Precursora del existencialismo
Se entrevén paralelismos con el presente, sobre todo cuando la última recesión hacía estragos: la tiranía del dinero como medida de la felicidad; el temor de quedarse en el paro, de no poder (los más pudientes) mantener el nivel de vida; la alienación en un trabajo monótono y carente de estímulo; la frustración de las nuevas generaciones, más receptiva a valores menos materialistas, pero aún dependientes del capital paterno; las mujeres más vulnerables que ellos en una situación de crisis (en la novela mucho más acentuado por la época: en Murielle, por ejemplo, una mujer sola que depende de los parientes; o en Geniviève, un personaje con más aristas de lo que parecea); la irrupción de industrias destinadas a cambiar los cimientos de la sociedad (entonces Hollywood, ahora las tecnologías) que atraen a los jóvenes y asustan a los mayores; insinuación de otras formas de experiencia amorosa, más abierta, que chocan con la moral imperante.
El título de la novela no puede ser más oportuno: el hombre como el peón resignado a sus movimientos limitados en el tablero. Incapaz de ver más allá del siguiente recuadro, olvida que, en la vida, podría ser una torre, un caballo, una dama. Todavía más: podría ser la mente que dirige sus pasos. Némirovsky, incisiva como de costumbre, construye una obra introspectiva que va más allá de la crítica del modelo social e invita a pensar en el origen de nuestros deseos, nuestras metas: ¿los queremos de verdad o responden a una presión social, familiar o de otro tipo? A diferencia de otros libros de la autora, más centrados en el lado afectivo o emocional, como El baile o El ardor de la sangre, este es más sociopolítico e incluso filosófico, anticipa el existencialismo de Albert Camus en El extranjero (1942). Es posible que las circunstancias de su familia, que también pasó por apuros económicos —el hecho de que Némirovksy fuera tan prolífica se debe, al menos en parte, a eso—, influyeran en su concepción.

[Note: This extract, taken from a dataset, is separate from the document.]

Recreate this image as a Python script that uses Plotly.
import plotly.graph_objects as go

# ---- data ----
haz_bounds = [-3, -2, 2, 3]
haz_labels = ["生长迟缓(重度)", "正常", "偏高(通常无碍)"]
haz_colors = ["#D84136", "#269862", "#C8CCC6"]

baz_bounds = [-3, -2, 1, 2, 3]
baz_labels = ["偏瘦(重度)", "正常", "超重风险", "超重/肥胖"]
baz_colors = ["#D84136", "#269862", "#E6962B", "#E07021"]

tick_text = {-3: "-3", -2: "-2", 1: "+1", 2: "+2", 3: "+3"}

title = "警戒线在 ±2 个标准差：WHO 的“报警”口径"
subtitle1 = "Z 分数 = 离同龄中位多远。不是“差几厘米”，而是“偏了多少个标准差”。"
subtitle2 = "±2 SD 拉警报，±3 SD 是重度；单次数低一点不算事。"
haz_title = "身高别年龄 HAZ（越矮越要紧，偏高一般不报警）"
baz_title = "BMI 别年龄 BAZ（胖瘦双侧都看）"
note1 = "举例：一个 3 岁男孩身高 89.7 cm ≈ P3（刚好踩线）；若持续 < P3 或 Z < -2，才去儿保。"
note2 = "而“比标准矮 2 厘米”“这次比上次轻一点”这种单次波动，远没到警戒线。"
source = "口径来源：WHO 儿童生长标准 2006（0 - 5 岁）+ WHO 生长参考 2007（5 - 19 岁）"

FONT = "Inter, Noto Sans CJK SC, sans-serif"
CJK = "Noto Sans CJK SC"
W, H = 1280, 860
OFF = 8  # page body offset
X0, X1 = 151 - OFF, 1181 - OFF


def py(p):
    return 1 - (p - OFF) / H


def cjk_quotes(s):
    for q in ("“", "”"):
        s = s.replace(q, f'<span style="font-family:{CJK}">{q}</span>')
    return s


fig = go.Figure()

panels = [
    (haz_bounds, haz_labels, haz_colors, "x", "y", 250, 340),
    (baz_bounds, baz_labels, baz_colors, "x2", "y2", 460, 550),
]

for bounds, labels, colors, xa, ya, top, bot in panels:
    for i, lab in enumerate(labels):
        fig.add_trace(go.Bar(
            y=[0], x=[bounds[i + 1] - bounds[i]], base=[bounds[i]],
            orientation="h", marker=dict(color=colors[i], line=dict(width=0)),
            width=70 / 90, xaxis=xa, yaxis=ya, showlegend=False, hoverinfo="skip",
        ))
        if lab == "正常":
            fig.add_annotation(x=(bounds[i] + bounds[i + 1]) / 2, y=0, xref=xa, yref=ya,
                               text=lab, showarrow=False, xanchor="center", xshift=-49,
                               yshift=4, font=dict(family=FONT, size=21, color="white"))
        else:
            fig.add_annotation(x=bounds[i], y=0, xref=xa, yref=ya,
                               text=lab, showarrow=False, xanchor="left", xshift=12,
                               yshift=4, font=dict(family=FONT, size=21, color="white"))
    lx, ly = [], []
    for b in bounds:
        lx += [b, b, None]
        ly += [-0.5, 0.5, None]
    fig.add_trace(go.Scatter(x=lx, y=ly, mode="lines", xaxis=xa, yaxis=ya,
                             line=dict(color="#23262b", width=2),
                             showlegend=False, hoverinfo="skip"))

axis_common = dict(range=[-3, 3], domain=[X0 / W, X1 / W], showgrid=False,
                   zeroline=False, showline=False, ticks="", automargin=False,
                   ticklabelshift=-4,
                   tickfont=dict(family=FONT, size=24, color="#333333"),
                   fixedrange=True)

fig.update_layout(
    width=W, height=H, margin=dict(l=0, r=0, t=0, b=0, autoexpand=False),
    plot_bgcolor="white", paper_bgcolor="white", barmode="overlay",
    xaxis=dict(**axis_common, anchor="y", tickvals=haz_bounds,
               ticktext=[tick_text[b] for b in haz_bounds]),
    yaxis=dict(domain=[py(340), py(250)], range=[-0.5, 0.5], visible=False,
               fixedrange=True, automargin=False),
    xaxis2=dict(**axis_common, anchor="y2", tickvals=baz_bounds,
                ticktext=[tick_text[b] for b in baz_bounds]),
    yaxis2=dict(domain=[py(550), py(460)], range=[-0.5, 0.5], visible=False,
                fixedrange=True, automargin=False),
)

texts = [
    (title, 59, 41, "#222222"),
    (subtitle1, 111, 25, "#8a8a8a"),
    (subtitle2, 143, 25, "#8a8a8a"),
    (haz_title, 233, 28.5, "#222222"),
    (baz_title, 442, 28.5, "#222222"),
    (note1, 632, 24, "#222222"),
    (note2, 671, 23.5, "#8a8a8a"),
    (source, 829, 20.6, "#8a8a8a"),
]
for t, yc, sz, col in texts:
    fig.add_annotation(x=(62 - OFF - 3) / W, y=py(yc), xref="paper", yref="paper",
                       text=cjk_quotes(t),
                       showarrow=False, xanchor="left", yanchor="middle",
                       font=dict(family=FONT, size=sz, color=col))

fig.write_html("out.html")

Por lo demás, El peón en el tablero es una novela de factura impecable, Némirovsky en plena madurez narrativa, con una narración fluida y precisa que brilla gracias al diálogo y a un uso excepcional del estilo indirecto libre, fundamental para penetrar en la psique de personajes sumidos en el silencio. Todo lo que tiene de sencilla en la construcción, no obstante, lo tiene de dura en el fondo: he aquí una mirada implacable a los abismos del ser humano, una radiografía sin concesiones del declive de un hombre de mediana edad para quien, quizá, el único ejercicio de voluntad que le queda sea la renuncia.